_Required work_:
Reproduce each line of the material exactly, minus any picture.

** begin Information provided **

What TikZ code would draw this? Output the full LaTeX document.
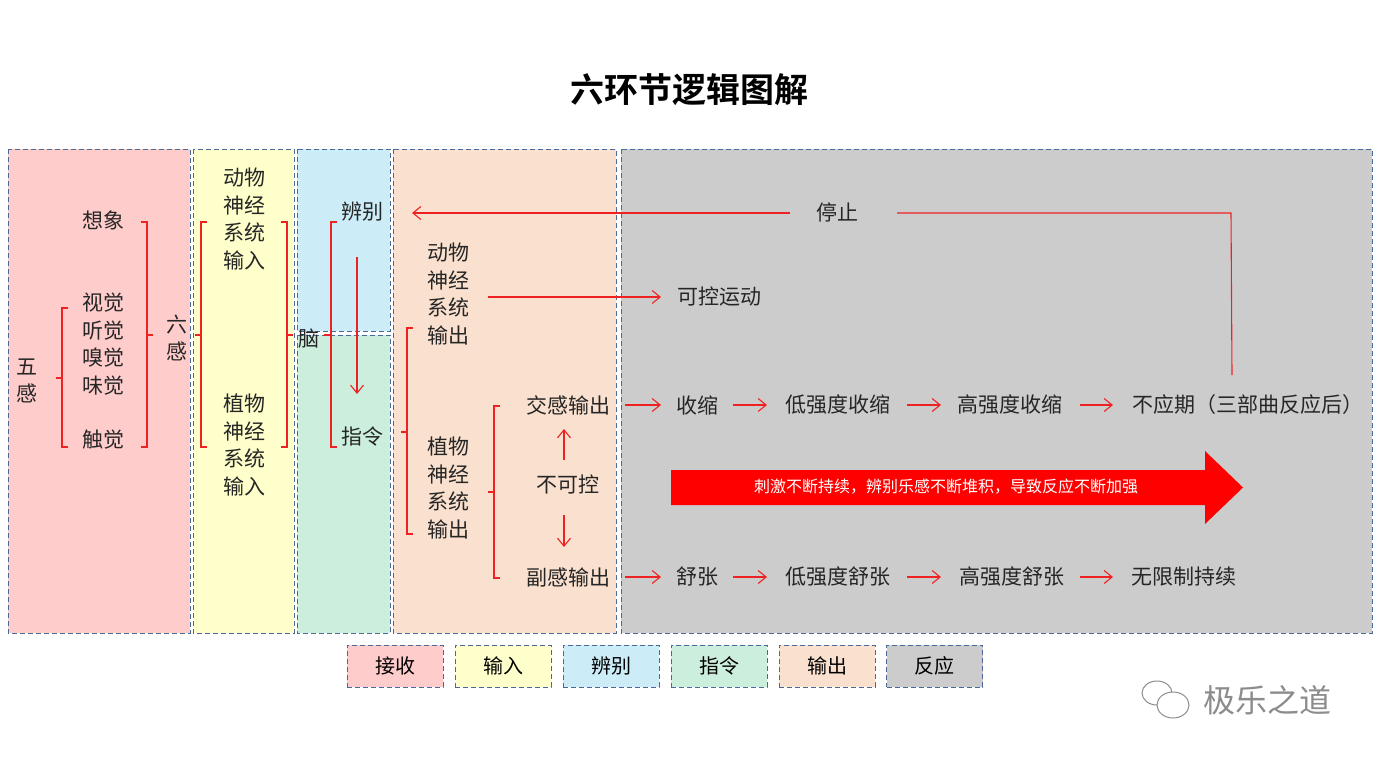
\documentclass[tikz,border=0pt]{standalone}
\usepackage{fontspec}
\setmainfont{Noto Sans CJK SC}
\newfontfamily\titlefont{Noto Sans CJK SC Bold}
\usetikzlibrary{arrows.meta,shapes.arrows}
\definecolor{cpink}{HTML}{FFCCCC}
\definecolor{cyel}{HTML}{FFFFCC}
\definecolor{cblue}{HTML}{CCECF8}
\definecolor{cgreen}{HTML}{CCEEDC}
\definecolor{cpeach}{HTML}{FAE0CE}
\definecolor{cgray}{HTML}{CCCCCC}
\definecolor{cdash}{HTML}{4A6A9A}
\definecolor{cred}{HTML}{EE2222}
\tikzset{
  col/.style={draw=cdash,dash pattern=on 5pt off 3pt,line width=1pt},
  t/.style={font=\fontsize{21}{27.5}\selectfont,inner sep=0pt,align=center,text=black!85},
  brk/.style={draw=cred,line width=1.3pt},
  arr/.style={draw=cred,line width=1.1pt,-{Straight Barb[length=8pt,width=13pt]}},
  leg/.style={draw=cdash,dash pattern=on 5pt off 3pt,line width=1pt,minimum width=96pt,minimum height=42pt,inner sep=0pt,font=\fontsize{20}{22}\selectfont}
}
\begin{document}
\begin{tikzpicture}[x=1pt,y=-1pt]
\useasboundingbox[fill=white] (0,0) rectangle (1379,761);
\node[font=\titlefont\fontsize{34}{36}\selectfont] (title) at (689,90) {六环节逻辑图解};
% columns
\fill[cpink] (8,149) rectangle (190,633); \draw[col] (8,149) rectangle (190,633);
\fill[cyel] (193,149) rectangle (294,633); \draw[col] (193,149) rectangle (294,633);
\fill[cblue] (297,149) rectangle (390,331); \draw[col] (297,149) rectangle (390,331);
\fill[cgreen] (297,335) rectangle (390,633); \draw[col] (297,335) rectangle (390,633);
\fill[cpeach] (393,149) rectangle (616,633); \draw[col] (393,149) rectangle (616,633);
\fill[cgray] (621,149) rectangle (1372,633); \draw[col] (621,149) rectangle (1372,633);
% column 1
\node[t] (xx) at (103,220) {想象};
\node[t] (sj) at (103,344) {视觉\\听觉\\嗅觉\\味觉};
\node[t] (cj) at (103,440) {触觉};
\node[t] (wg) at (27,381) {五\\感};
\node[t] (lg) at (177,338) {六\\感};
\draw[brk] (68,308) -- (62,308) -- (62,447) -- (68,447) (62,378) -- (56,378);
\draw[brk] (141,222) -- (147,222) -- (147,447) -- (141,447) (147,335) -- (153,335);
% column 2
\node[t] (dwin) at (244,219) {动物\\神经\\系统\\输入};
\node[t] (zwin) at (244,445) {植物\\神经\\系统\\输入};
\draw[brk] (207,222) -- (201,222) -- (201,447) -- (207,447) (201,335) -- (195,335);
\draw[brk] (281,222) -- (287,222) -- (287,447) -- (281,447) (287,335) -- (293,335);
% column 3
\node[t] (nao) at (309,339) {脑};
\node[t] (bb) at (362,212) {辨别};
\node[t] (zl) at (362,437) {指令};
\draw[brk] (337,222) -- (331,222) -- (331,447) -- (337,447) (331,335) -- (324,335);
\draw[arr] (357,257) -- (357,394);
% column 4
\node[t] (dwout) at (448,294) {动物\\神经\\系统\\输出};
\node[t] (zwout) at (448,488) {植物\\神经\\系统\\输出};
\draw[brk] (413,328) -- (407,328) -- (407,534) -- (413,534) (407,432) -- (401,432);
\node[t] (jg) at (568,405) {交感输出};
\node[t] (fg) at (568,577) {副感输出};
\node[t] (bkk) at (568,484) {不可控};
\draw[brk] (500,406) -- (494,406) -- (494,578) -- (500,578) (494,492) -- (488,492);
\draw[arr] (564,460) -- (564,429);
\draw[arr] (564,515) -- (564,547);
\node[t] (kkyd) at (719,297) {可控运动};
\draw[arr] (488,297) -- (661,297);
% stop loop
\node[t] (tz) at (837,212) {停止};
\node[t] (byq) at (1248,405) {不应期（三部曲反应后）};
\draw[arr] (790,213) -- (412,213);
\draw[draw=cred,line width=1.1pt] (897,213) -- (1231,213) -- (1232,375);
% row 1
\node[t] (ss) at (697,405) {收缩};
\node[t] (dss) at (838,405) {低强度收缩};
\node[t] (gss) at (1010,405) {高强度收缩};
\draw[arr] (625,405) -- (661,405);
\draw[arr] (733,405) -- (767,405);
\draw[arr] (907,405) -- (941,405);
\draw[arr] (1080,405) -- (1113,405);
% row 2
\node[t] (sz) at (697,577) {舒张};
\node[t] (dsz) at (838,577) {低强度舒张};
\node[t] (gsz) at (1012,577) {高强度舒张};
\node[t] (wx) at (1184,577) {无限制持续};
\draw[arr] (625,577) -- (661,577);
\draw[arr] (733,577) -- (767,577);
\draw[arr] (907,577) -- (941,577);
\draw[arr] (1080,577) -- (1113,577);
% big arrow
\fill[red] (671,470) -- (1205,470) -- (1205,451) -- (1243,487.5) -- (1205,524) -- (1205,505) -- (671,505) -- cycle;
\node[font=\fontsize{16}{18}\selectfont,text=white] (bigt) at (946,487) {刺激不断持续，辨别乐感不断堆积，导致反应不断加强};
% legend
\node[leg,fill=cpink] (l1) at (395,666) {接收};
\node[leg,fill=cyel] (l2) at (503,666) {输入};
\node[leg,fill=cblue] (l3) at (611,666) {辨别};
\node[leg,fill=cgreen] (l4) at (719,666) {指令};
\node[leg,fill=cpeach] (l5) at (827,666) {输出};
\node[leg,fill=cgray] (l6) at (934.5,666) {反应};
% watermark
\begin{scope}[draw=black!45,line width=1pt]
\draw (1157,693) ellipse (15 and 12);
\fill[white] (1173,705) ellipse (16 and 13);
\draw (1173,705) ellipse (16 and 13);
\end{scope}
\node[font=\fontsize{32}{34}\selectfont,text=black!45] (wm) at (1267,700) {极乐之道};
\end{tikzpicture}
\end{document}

** end Information provided **

_The completed task_:
What TikZ code would draw this? Output the full LaTeX document.
\documentclass[tikz,border=0pt]{standalone}
\usepackage{fontspec}
\setmainfont{Noto Sans CJK SC}
\newfontfamily\titlefont{Noto Sans CJK SC Bold}
\usetikzlibrary{arrows.meta,shapes.arrows}
\definecolor{cpink}{HTML}{FFCCCC}
\definecolor{cyel}{HTML}{FFFFCC}
\definecolor{cblue}{HTML}{CCECF8}
\definecolor{cgreen}{HTML}{CCEEDC}
\definecolor{cpeach}{HTML}{FAE0CE}
\definecolor{cgray}{HTML}{CCCCCC}
\definecolor{cdash}{HTML}{4A6A9A}
\definecolor{cred}{HTML}{EE2222}
\tikzset{
  col/.style={draw=cdash,dash pattern=on 5pt off 3pt,line width=1pt},
  t/.style={font=\fontsize{21}{27.5}\selectfont,inner sep=0pt,align=center,text=black!85},
  brk/.style={draw=cred,line width=1.3pt},
  arr/.style={draw=cred,line width=1.1pt,-{Straight Barb[length=8pt,width=13pt]}},
  leg/.style={draw=cdash,dash pattern=on 5pt off 3pt,line width=1pt,minimum width=96pt,minimum height=42pt,inner sep=0pt,font=\fontsize{20}{22}\selectfont}
}
\begin{document}
\begin{tikzpicture}[x=1pt,y=-1pt]
\useasboundingbox[fill=white] (0,0) rectangle (1379,761);
\node[font=\titlefont\fontsize{34}{36}\selectfont] (title) at (689,90) {六环节逻辑图解};
% columns
\fill[cpink] (8,149) rectangle (190,633); \draw[col] (8,149) rectangle (190,633);
\fill[cyel] (193,149) rectangle (294,633); \draw[col] (193,149) rectangle (294,633);
\fill[cblue] (297,149) rectangle (390,331); \draw[col] (297,149) rectangle (390,331);
\fill[cgreen] (297,335) rectangle (390,633); \draw[col] (297,335) rectangle (390,633);
\fill[cpeach] (393,149) rectangle (616,633); \draw[col] (393,149) rectangle (616,633);
\fill[cgray] (621,149) rectangle (1372,633); \draw[col] (621,149) rectangle (1372,633);
% column 1
\node[t] (xx) at (103,220) {想象};
\node[t] (sj) at (103,344) {视觉\\听觉\\嗅觉\\味觉};
\node[t] (cj) at (103,440) {触觉};
\node[t] (wg) at (27,381) {五\\感};
\node[t] (lg) at (177,338) {六\\感};
\draw[brk] (68,308) -- (62,308) -- (62,447) -- (68,447) (62,378) -- (56,378);
\draw[brk] (141,222) -- (147,222) -- (147,447) -- (141,447) (147,335) -- (153,335);
% column 2
\node[t] (dwin) at (244,219) {动物\\神经\\系统\\输入};
\node[t] (zwin) at (244,445) {植物\\神经\\系统\\输入};
\draw[brk] (207,222) -- (201,222) -- (201,447) -- (207,447) (201,335) -- (195,335);
\draw[brk] (281,222) -- (287,222) -- (287,447) -- (281,447) (287,335) -- (293,335);
% column 3
\node[t] (nao) at (309,339) {脑};
\node[t] (bb) at (362,212) {辨别};
\node[t] (zl) at (362,437) {指令};
\draw[brk] (337,222) -- (331,222) -- (331,447) -- (337,447) (331,335) -- (324,335);
\draw[arr] (357,257) -- (357,394);
% column 4
\node[t] (dwout) at (448,294) {动物\\神经\\系统\\输出};
\node[t] (zwout) at (448,488) {植物\\神经\\系统\\输出};
\draw[brk] (413,328) -- (407,328) -- (407,534) -- (413,534) (407,432) -- (401,432);
\node[t] (jg) at (568,405) {交感输出};
\node[t] (fg) at (568,577) {副感输出};
\node[t] (bkk) at (568,484) {不可控};
\draw[brk] (500,406) -- (494,406) -- (494,578) -- (500,578) (494,492) -- (488,492);
\draw[arr] (564,460) -- (564,429);
\draw[arr] (564,515) -- (564,547);
\node[t] (kkyd) at (719,297) {可控运动};
\draw[arr] (488,297) -- (661,297);
% stop loop
\node[t] (tz) at (837,212) {停止};
\node[t] (byq) at (1248,405) {不应期（三部曲反应后）};
\draw[arr] (790,213) -- (412,213);
\draw[draw=cred,line width=1.1pt] (897,213) -- (1231,213) -- (1232,375);
% row 1
\node[t] (ss) at (697,405) {收缩};
\node[t] (dss) at (838,405) {低强度收缩};
\node[t] (gss) at (1010,405) {高强度收缩};
\draw[arr] (625,405) -- (661,405);
\draw[arr] (733,405) -- (767,405);
\draw[arr] (907,405) -- (941,405);
\draw[arr] (1080,405) -- (1113,405);
% row 2
\node[t] (sz) at (697,577) {舒张};
\node[t] (dsz) at (838,577) {低强度舒张};
\node[t] (gsz) at (1012,577) {高强度舒张};
\node[t] (wx) at (1184,577) {无限制持续};
\draw[arr] (625,577) -- (661,577);
\draw[arr] (733,577) -- (767,577);
\draw[arr] (907,577) -- (941,577);
\draw[arr] (1080,577) -- (1113,577);
% big arrow
\fill[red] (671,470) -- (1205,470) -- (1205,451) -- (1243,487.5) -- (1205,524) -- (1205,505) -- (671,505) -- cycle;
\node[font=\fontsize{16}{18}\selectfont,text=white] (bigt) at (946,487) {刺激不断持续，辨别乐感不断堆积，导致反应不断加强};
% legend
\node[leg,fill=cpink] (l1) at (395,666) {接收};
\node[leg,fill=cyel] (l2) at (503,666) {输入};
\node[leg,fill=cblue] (l3) at (611,666) {辨别};
\node[leg,fill=cgreen] (l4) at (719,666) {指令};
\node[leg,fill=cpeach] (l5) at (827,666) {输出};
\node[leg,fill=cgray] (l6) at (934.5,666) {反应};
% watermark
\begin{scope}[draw=black!45,line width=1pt]
\draw (1157,693) ellipse (15 and 12);
\fill[white] (1173,705) ellipse (16 and 13);
\draw (1173,705) ellipse (16 and 13);
\end{scope}
\node[font=\fontsize{32}{34}\selectfont,text=black!45] (wm) at (1267,700) {极乐之道};
\end{tikzpicture}
\end{document}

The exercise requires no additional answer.